Corporate Law amendments during pandemic

Apr, 10 2020

On April 1, 2020, the Russian Parliament has adopted law amending the existing legislative acts in the corporate relations sphere. It was triggered by widespread dissemination of coronavirus infection in Russia and the suspension of a significant number of companies’ activities.

The law is expected to be approved by the Federation Council and signed by the President in the nearest future.

Below are the most important amendments that will directly affect business industry in 2020.

Firstly, it should be mentioned that the amendments will affect the time frame of holding annual general meetings of joint-stock companies (JSC) and limited liability companies (LLC). According to the law, the annual general meeting of shareholders must be held no earlier than 2 months and no later than 9 months after the end of the reporting period (the annual meeting for 2019 must be held no later than September 30, 2020). The same terms are set for the annual general meeting of LLC participants. Thus, due to the current situation, the period of holding annual general meetings of business entities’ participants is extended till December 31, 2020.

Secondly, the amendments will also affect the value of the company’s net assets. According to the law, reducing the value of net assets below amount of the authorized capital by the end of 2020 will not create obligation to reduce the authorized capital or liquidate the company. This innovation applies to both joint-stock companies and limited liability companies.

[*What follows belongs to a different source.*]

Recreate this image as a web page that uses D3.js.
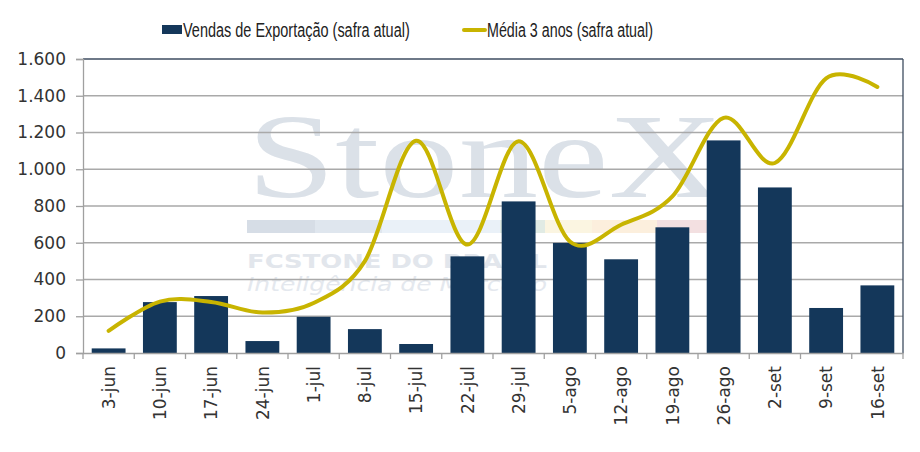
<!DOCTYPE html>
<html>
<head>
<meta charset="utf-8">
<script src="https://cdn.jsdelivr.net/npm/d3@7/dist/d3.min.js"></script>
<style>
  html, body { margin: 0; padding: 0; background: #fff; }
  svg { display: block; }
</style>
</head>
<body>
<svg id="chart" width="920" height="452"></svg>
<script>
const categories = ["3-jun","10-jun","17-jun","24-jun","1-jul","8-jul","15-jul","22-jul","29-jul","5-ago","12-ago","19-ago","26-ago","2-set","9-set","16-set"];
const vendas = [25, 277, 310, 65, 197, 130, 49, 526, 825, 599, 510, 684, 1157, 901, 245, 368];
const media3 = [120, 280, 278, 220, 272, 500, 1155, 590, 1152, 607, 698, 852, 1280, 1034, 1495, 1448];
const yTicks = [0, 200, 400, 600, 800, 1000, 1200, 1400, 1600];
const seriesNames = ["Vendas de Exportação (safra atual)", "Média 3 anos (safra atual)"];

const W = 920, H = 452;
const margin = { top: 59, right: 17, bottom: 99, left: 83 };
const barColor = "#14375a";
const lineColor = "#c8b400";

const svg = d3.select("#chart");
const fmt = v => d3.format(",")(v).replace(/,/g, ".");

const x = d3.scaleBand().domain(categories)
  .range([margin.left, W - margin.right])
  .paddingInner(0.34).paddingOuter(0.17);
const y = d3.scaleLinear().domain([0, 1600]).range([H - margin.bottom, margin.top]);

// Watermark
const wm = svg.append("g").attr("class", "watermark");
wm.append("text").attr("x", 247).attr("y", 197)
  .attr("font-family", "Liberation Serif, DejaVu Serif, serif")
  .attr("font-size", 120).attr("fill", "#dbe1e8")
  .attr("textLength", 476).attr("lengthAdjust", "spacingAndGlyphs")
  .text("StoneX");
const wmBands = [
  [247, 315, "#d6dde6"], [315, 382, "#dfe6ee"], [382, 500, "#eaf1f8"],
  [500, 545, "#e1ebe4"], [545, 592, "#fbf5e1"], [592, 657, "#fcefdd"], [657, 707, "#f3e0e1"]
];
wm.selectAll("rect").data(wmBands).join("rect")
  .attr("x", d => d[0]).attr("width", d => d[1] - d[0])
  .attr("y", 220).attr("height", 13).attr("fill", d => d[2]);
wm.append("text").attr("x", 247).attr("y", 268)
  .attr("font-family", "DejaVu Sans, sans-serif").attr("font-weight", "bold")
  .attr("font-size", 19).attr("fill", "#e2e6ec")
  .attr("textLength", 300).attr("lengthAdjust", "spacingAndGlyphs")
  .text("FCSTONE DO BRASIL");
wm.append("text").attr("x", 247).attr("y", 291)
  .attr("font-family", "DejaVu Sans, sans-serif").attr("font-style", "italic")
  .attr("font-size", 20).attr("fill", "#e4e8ee")
  .attr("textLength", 300).attr("lengthAdjust", "spacingAndGlyphs")
  .text("Inteligência de Mercado");

// Gridlines
svg.append("g").selectAll("line").data(yTicks.filter(t => t > 0 && t < 1600)).join("line")
  .attr("x1", margin.left).attr("x2", W - margin.right)
  .attr("y1", d => y(d)).attr("y2", d => y(d))
  .attr("stroke", "#a9a9a9").attr("stroke-width", 1.3);

// Bars
svg.append("g").selectAll("rect").data(vendas).join("rect")
  .attr("x", (d, i) => x(categories[i]))
  .attr("width", x.bandwidth())
  .attr("y", d => y(d))
  .attr("height", d => y(0) - y(d))
  .attr("fill", barColor);

// Frame top and right
svg.append("line").attr("x1", margin.left).attr("x2", W - margin.right)
  .attr("y1", margin.top).attr("y2", margin.top)
  .attr("stroke", "#3e4d60").attr("stroke-width", 1.3);
svg.append("line").attr("x1", W - margin.right).attr("x2", W - margin.right)
  .attr("y1", margin.top).attr("y2", y(0))
  .attr("stroke", "#3e4d60").attr("stroke-width", 1.3);

// Y axis
const yAxis = d3.axisLeft(y).tickValues(yTicks).tickSize(7).tickPadding(10).tickFormat(fmt);
const gy = svg.append("g").attr("transform", `translate(${margin.left},0)`).call(yAxis);
gy.select(".domain").attr("stroke", "#a0a0a0").attr("stroke-width", 1.3);
gy.selectAll(".tick line").attr("stroke", "#a0a0a0").attr("stroke-width", 1.3);
gy.selectAll(".tick text").attr("font-family", "DejaVu Sans, Verdana, sans-serif")
  .attr("font-size", 17).attr("fill", "#333");

// X axis
const gx = svg.append("g").attr("transform", `translate(0,${y(0)})`)
  .call(d3.axisBottom(x).tickSize(0).tickFormat(""));
gx.select(".domain").attr("stroke", "#a0a0a0").attr("stroke-width", 1.3);
gx.selectAll(".tick").remove();
const bounds = categories.map(c => x(c) - (x.step() - x.bandwidth()) / 2).concat([W - margin.right]);
gx.selectAll("line.sep").data(bounds).join("line").attr("class", "sep")
  .attr("x1", d => d).attr("x2", d => d).attr("y1", 0).attr("y2", 6)
  .attr("stroke", "#a0a0a0").attr("stroke-width", 1.3);
svg.append("g").selectAll("text").data(categories).join("text")
  .attr("transform", d => `translate(${x(d) + x.bandwidth() / 2},366) rotate(-90)`)
  .attr("text-anchor", "end").attr("dy", "0.36em")
  .attr("font-family", "DejaVu Sans, Verdana, sans-serif")
  .attr("font-size", 17).attr("fill", "#333")
  .text(d => d);

// Line
const line = d3.line()
  .x((d, i) => x(categories[i]) + x.bandwidth() / 2)
  .y(d => y(d))
  .curve(d3.curveCardinal.tension(0));
svg.append("path").datum(media3)
  .attr("d", line).attr("fill", "none")
  .attr("stroke", lineColor).attr("stroke-width", 4)
  .attr("stroke-linecap", "round").attr("stroke-linejoin", "round");

// Legend (condensed by horizontal scaling to match the narrow legend font)
const lg = svg.append("g");
const legendFont = "Liberation Sans Narrow, Arial Narrow, Liberation Sans, sans-serif";
function legendText(x0, y0, width, label) {
  const t = lg.append("text").attr("x", 0).attr("y", 0).attr("dy", "0.35em")
    .attr("font-family", legendFont).attr("font-size", 21).attr("fill", "#222")
    .text(label);
  const w = t.node().getComputedTextLength();
  const k = w > 0 ? width / w : 1;
  t.attr("transform", `translate(${x0},${y0}) scale(${k},1)`);
}
lg.append("rect").attr("x", 162).attr("y", 25).attr("width", 20).attr("height", 9).attr("fill", barColor);
legendText(183, 30, 227, seriesNames[0]);
lg.append("line").attr("x1", 464).attr("x2", 485).attr("y1", 30).attr("y2", 30)
  .attr("stroke", lineColor).attr("stroke-width", 4).attr("stroke-linecap", "round");
legendText(487, 30, 166, seriesNames[1]);
</script>
</body>
</html>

Also, one of the amendments concerns extension of the period during which the joint-stock companies whose articles of association and corporate name indicate their public status, but the company itself does not actually meet the criteria of a public JSC, can finally determine its status. This period has been extended till January 1, 2021 after which the company must either apply to the Bank of Russia for registration of the share issue prospectus or make appropriate changes to their articles of association.

The amendments will also concern the annual consolidated financial report, which filing will be available no later than 180 days after the end of the reporting period for which the report was made. At the same time, interim consolidated report must be submitted within 150 days. If the filing deadline falls on a weekend, non-working day, or holiday, the report shall be submitted on the first business day.

Thus, the provisions of the law clearly show the liberalization of legislation in the field of corporate relations, caused by the new realities dictated by COVID-19 pandemic. The necessary incentives are being introduced to maintain a stable level of economic development and support for-profit businesses, without which it would be impossible to carry out normal economic activities.